DATA ENTRIES

★ ★ ★

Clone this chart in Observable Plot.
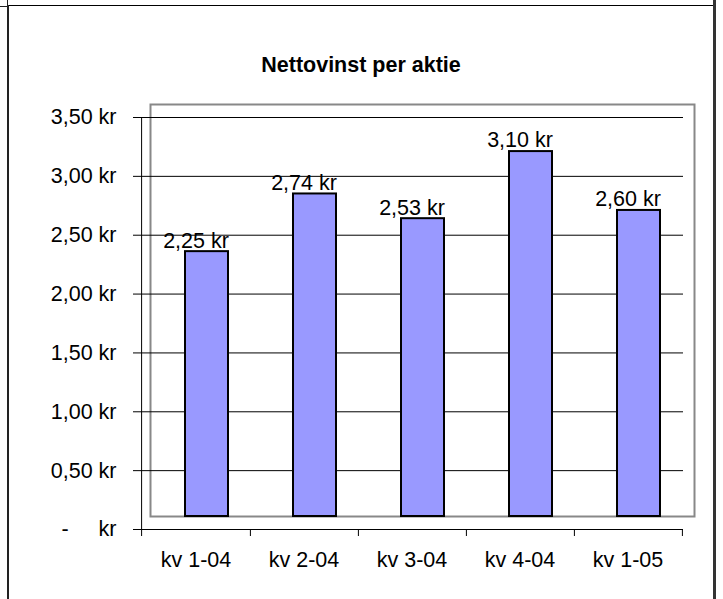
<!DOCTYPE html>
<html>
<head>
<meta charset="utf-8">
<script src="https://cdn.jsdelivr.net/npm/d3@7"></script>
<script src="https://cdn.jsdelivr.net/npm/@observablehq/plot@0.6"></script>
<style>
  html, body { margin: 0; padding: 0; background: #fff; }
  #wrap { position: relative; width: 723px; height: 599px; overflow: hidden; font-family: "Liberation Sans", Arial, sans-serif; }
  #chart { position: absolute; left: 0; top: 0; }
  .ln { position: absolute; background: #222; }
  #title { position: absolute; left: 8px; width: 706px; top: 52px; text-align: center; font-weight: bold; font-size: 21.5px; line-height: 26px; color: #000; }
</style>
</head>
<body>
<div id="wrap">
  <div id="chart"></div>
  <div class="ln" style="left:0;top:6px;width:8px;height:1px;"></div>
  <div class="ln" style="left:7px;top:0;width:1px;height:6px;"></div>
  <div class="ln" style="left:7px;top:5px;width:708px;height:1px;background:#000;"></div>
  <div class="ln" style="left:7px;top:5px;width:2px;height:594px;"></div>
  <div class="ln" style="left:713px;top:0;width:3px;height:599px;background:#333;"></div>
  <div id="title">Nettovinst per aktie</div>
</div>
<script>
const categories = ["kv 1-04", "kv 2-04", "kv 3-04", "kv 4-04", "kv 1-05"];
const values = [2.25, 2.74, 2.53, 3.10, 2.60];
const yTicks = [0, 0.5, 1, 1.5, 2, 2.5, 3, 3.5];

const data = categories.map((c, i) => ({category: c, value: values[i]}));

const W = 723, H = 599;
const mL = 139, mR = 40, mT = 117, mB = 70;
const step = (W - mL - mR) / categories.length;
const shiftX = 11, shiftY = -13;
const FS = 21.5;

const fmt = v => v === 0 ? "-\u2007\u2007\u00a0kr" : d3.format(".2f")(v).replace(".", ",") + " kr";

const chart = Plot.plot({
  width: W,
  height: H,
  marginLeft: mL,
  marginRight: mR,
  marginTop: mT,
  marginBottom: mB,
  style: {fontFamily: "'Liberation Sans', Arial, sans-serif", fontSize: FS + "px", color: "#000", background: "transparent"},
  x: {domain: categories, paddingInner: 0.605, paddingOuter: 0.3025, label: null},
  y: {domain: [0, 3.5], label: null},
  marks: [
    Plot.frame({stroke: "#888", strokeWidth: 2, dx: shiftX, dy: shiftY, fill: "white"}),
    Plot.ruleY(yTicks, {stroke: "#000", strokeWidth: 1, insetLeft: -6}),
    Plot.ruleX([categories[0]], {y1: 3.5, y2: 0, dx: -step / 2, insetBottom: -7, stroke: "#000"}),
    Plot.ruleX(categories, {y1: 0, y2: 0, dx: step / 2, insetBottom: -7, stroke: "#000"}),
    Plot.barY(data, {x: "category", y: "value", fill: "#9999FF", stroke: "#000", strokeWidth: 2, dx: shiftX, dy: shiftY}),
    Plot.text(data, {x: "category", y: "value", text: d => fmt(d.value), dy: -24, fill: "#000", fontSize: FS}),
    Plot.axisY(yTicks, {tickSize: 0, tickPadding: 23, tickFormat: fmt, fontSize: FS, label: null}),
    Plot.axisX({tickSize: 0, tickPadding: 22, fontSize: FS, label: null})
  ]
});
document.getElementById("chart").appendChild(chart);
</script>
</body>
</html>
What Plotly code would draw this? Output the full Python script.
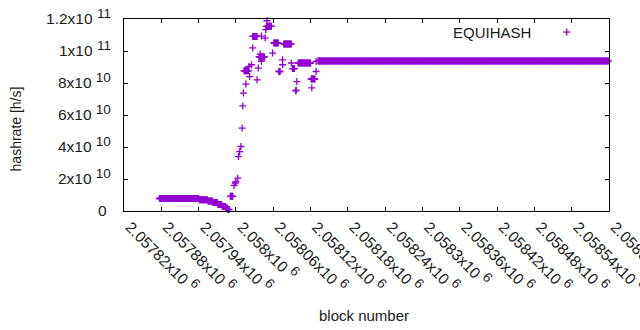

★ ★ ★

WHAT THE TASK REQUIRES
With the pictures omitted, reproduce the records in full and exactly.

TASK OUTPUT
Clone this chart in Observable Plot.
<!DOCTYPE html>
<html>
<head>
<meta charset="utf-8">
<script src="https://cdn.jsdelivr.net/npm/d3@7"></script>
<script src="https://cdn.jsdelivr.net/npm/@observablehq/plot@0.6"></script>
<style>
  html, body { margin: 0; padding: 0; background: #fff; }
  #wrap { position: relative; width: 723px; height: 599px; overflow: hidden; font-family: "Liberation Sans", Arial, sans-serif; }
  #chart { position: absolute; left: 0; top: 0; }
  .ln { position: absolute; background: #222; }
  #title { position: absolute; left: 8px; width: 706px; top: 52px; text-align: center; font-weight: bold; font-size: 21.5px; line-height: 26px; color: #000; }
</style>
</head>
<body>
<div id="wrap">
  <div id="chart"></div>
  <div class="ln" style="left:0;top:6px;width:8px;height:1px;"></div>
  <div class="ln" style="left:7px;top:0;width:1px;height:6px;"></div>
  <div class="ln" style="left:7px;top:5px;width:708px;height:1px;background:#000;"></div>
  <div class="ln" style="left:7px;top:5px;width:2px;height:594px;"></div>
  <div class="ln" style="left:713px;top:0;width:3px;height:599px;background:#333;"></div>
  <div id="title">Nettovinst per aktie</div>
</div>
<script>
const categories = ["kv 1-04", "kv 2-04", "kv 3-04", "kv 4-04", "kv 1-05"];
const values = [2.25, 2.74, 2.53, 3.10, 2.60];
const yTicks = [0, 0.5, 1, 1.5, 2, 2.5, 3, 3.5];

const data = categories.map((c, i) => ({category: c, value: values[i]}));

const W = 723, H = 599;
const mL = 139, mR = 40, mT = 117, mB = 70;
const step = (W - mL - mR) / categories.length;
const shiftX = 11, shiftY = -13;
const FS = 21.5;

const fmt = v => v === 0 ? "-\u2007\u2007\u00a0kr" : d3.format(".2f")(v).replace(".", ",") + " kr";

const chart = Plot.plot({
  width: W,
  height: H,
  marginLeft: mL,
  marginRight: mR,
  marginTop: mT,
  marginBottom: mB,
  style: {fontFamily: "'Liberation Sans', Arial, sans-serif", fontSize: FS + "px", color: "#000", background: "transparent"},
  x: {domain: categories, paddingInner: 0.605, paddingOuter: 0.3025, label: null},
  y: {domain: [0, 3.5], label: null},
  marks: [
    Plot.frame({stroke: "#888", strokeWidth: 2, dx: shiftX, dy: shiftY, fill: "white"}),
    Plot.ruleY(yTicks, {stroke: "#000", strokeWidth: 1, insetLeft: -6}),
    Plot.ruleX([categories[0]], {y1: 3.5, y2: 0, dx: -step / 2, insetBottom: -7, stroke: "#000"}),
    Plot.ruleX(categories, {y1: 0, y2: 0, dx: step / 2, insetBottom: -7, stroke: "#000"}),
    Plot.barY(data, {x: "category", y: "value", fill: "#9999FF", stroke: "#000", strokeWidth: 2, dx: shiftX, dy: shiftY}),
    Plot.text(data, {x: "category", y: "value", text: d => fmt(d.value), dy: -24, fill: "#000", fontSize: FS}),
    Plot.axisY(yTicks, {tickSize: 0, tickPadding: 23, tickFormat: fmt, fontSize: FS, label: null}),
    Plot.axisX({tickSize: 0, tickPadding: 22, fontSize: FS, label: null})
  ]
});
document.getElementById("chart").appendChild(chart);
</script>
</body>
</html>
What Plotly code would draw this? Output the full Python script.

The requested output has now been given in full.